The film begins with Chicago high-end robber Harry Rawlings (Liam Neeson) and the rest of his four-man crew leaving their homes for the day, intercut with their subsequent job going wrong and the men dying in a hail of police bullets and a fiery explosion. Soon afterward, mobbed-up alderman candidate Jamal Manning (Brian Tyree Henry) visits Harry’s widow Veronica (Viola Davis) to tell her that Harry stole Jamal’s $2 million in cash before it burned up. If Veronica doesn’t reimburse him by the end of the month, she and her cairn terrier will catch a bullet. When she learns that Harry stashed away $5 million somewhere, she recruits the other widows who are strangers to her to help illegally recover the money, pay off Jamal, and give their lives a fresh start. None of them has any special skills or criminal history. “Our biggest asset is who we are,” Veronica says. “No one thinks we have the balls to pull this off.”
My first thought is, Geez, why did no one think to give Davis her own movie until now? The 53-year-old South Carolina native has won an Oscar, headlined her own TV drama (How to Get Away With Murder), and spent this entire century reeling off excellent supporting performances in other people’s movies: Solaris, The Help, Doubt, Get on Up, Fences. Here she radiates such steely authority that you don’t question why the other women fall in line behind Veronica despite her inexperience. This far-flung 129-minute film badly needs her presence and gravity at the center to keep from flying apart.

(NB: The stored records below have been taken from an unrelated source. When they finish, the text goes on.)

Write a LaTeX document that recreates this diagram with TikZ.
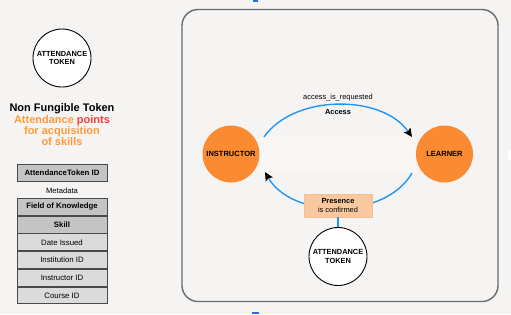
\documentclass[tikz,border=0pt]{standalone}
\usepackage{fontspec}
\setmainfont{Liberation Sans}
\usetikzlibrary{calc,arrows.meta}
\definecolor{bgc}{HTML}{F6F4F3}
\definecolor{bandc}{HTML}{F8F7F6}
\definecolor{orangec}{HTML}{FA8B33}
\definecolor{flowc}{HTML}{2196F3}
\definecolor{boxc}{HTML}{F9C89E}
\definecolor{boxline}{HTML}{F5BE90}
\definecolor{darkrow}{HTML}{C4C4C4}
\definecolor{literow}{HTML}{DBDBDB}
\definecolor{rowline}{HTML}{4A4A4A}
\definecolor{framec}{HTML}{6B6B6B}
\definecolor{txtor}{HTML}{FF9A3C}
\definecolor{txtred}{HTML}{FF3B3B}
\definecolor{markc}{HTML}{1A73E8}
\begin{document}
\begin{tikzpicture}[x=1pt,y=-1pt,
  token/.style={circle, draw=black, line width=0.9pt, fill=white, minimum size=58pt, inner sep=0pt, align=center, font=\fontsize{7.4}{8.8}\selectfont\bfseries},
  actor/.style={circle, fill=orangec, minimum size=57pt, inner sep=0pt, font=\fontsize{7.5}{9}\selectfont\bfseries},
  flow/.style={draw=flowc, line width=1.4pt},
  tipblack/.style={-{Stealth[length=8.5pt,width=8pt,inset=1.5pt,color=black]}},
  rowbase/.style={draw=rowline, line width=0.9pt, minimum width=90pt, minimum height=16.8pt, inner sep=0pt, anchor=north},
  rowdark/.style={rowbase, fill=darkrow, font=\fontsize{7.8}{9}\selectfont\bfseries},
  rowlite/.style={rowbase, fill=literow, font=\fontsize{7.8}{9}\selectfont},
  lbl/.style={inner sep=0pt, font=\fontsize{7.4}{9}\selectfont}
]
\useasboundingbox (0,0) rectangle (511,314);
\fill[bgc] (0,0) rectangle (511,314);
% small marks at the edges
\fill[markc] (253,0) rectangle (258,1.6);
\fill[markc] (252,312.2) rectangle (259,314);
\fill[white] (508,150) rectangle (511,160);

% main frame
\draw[framec, line width=1.4pt, rounded corners=16pt] (182,9.5) rectangle (498,301.5);
\fill[bandc] (259,137) rectangle (416,173);

% left column
\node[token] (tokL) at (62,58) {ATTENDANCE\\TOKEN};
\node[align=center, inner sep=0pt, font=\fontsize{11}{11.3}\selectfont\bfseries] (title) at (62,125)
  {Non Fungible Token\\ \textcolor{txtor}{Attendance} \textcolor{txtred}{points}\\ \textcolor{txtor}{for acquisition}\\ \textcolor{txtor}{of skills}};

\node[rowdark] (rid) at (62,164) {AttendanceToken ID};
\node[lbl, font=\fontsize{7.6}{9}\selectfont] (meta) at (62,190.5) {Metadata};
\node[rowdark] (r1) at (62,198) {Field of Knowledge};
\node[rowdark] (r2) at (r1.south) {Skill};
\node[rowlite] (r3) at (r2.south) {Date Issued};
\node[rowlite] (r4) at (r3.south) {Institution ID};
\node[rowlite] (r5) at (r4.south) {Instructor ID};
\node[rowlite] (r6) at (r5.south) {Course ID};

% right diagram
\node[actor] (instr) at (231,154) {INSTRUCTOR};
\node[actor] (learn) at (444.5,154) {LEARNER};
\node[token] (tokB) at (338,256.5) {ATTENDANCE\\TOKEN};

\draw[flow, tipblack] ($(instr)+(33,-17)$) .. controls +(30,-43) and +(-30,-43) .. ($(learn)+(-32.5,-17)$);
\node[lbl] (req) at (338,98) {access\_is\_requested};
\node[lbl, font=\fontsize{7.4}{9}\selectfont\bfseries] (acc) at (338,112) {Access};

\draw[flow, tipblack] ($(learn)+(-32.5,19)$) .. controls +(-27,47) and +(27,47) .. ($(instr)+(34,18)$);
\node[fill=boxc, draw=boxline, line width=0.6pt, minimum width=68pt, minimum height=23pt, inner sep=0pt, align=center, font=\fontsize{7.4}{8.6}\selectfont] (pres) at (338,205.5)
  {\textbf{Presence}\\is confirmed};
\draw[flow] (pres.south) -- (tokB.north);
\end{tikzpicture}
\end{document}
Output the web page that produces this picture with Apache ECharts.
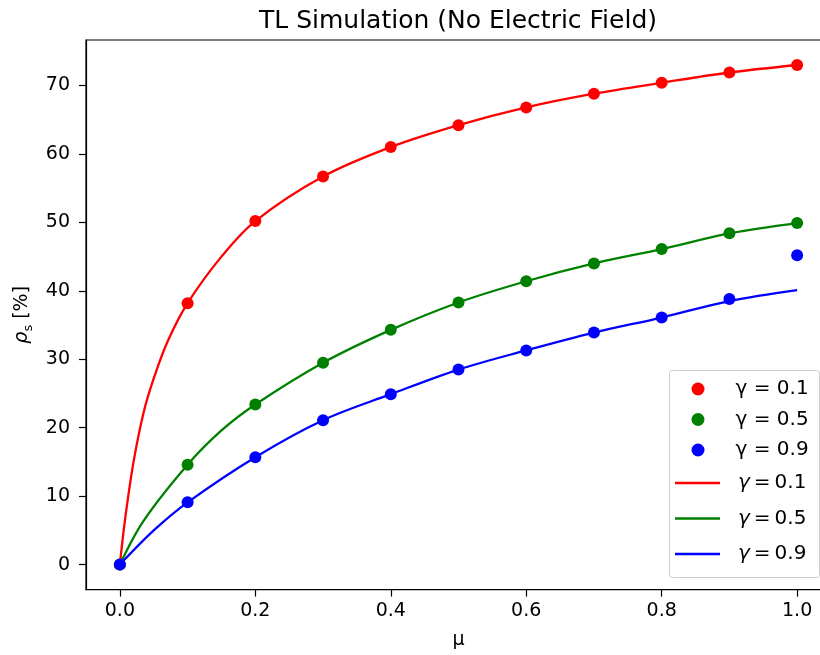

Another thing that helps is McQueen’s ability to direct actors and prevent Davis’ castmates from being swallowed up. Michelle Rodriguez brings her own brand of toughness as a mother who’s seeing her dress shop be repossessed, while Elizabeth Debicki, who’s much taller than the other women in the cast, manages to use that quality to look exposed and vulnerable as a battered wife who’s reduced to working as an escort. Possibly best is Cynthia Erivo as an outsider who’s brought into the criminal plot as a driver and meets Veronica’s disapproval with a quiet, “Better watch how you talk to me.” A certain amount of wastage is built in here — bringing on someone like Neeson only to immediately kill him off is something a filmmaker does when he’s coming off a Best Picture Oscar win — but there is a tasty turn here by Daniel Kaluuya as a sadistic gangsta who enjoys toying with people before he kills them.
This is adapted from a 12-episode BBC miniseries from the 1980s, and McQueen and co-writer Gillian Flynn (better known for Gone Girl) stuff all manner of local color and backstory into this. Chicago is depicted as a cesspool where Jamal’s political scion opponent (Colin Farrell) acts every bit as much the thug, and a black pastor (James Vincent Meredith) preaches love while making clear to both candidates that his influential endorsement is for sale. The subplot involving the escort and a wealthy client (Lukas Haas) who wants to make her his exclusive armpiece doesn’t accomplish much. The same can be said for the white candidate’s interactions with his racist old dad (Robert Duvall), though at least the latter character plays into the main plot at the end. McQueen and Flynn are looking to create a crime thriller with the scale and complexity of Michael Mann’s Heat, and they don’t reach that plane.
That said, when I compare the poofy and underthought escapism of this past summer’s Ocean’s 8, I’ll take this balkier and darker creation that makes better use of its cast. Steve McQueen may never be suited to popcorn entertainment, but Widows yields some good things as he tries it out.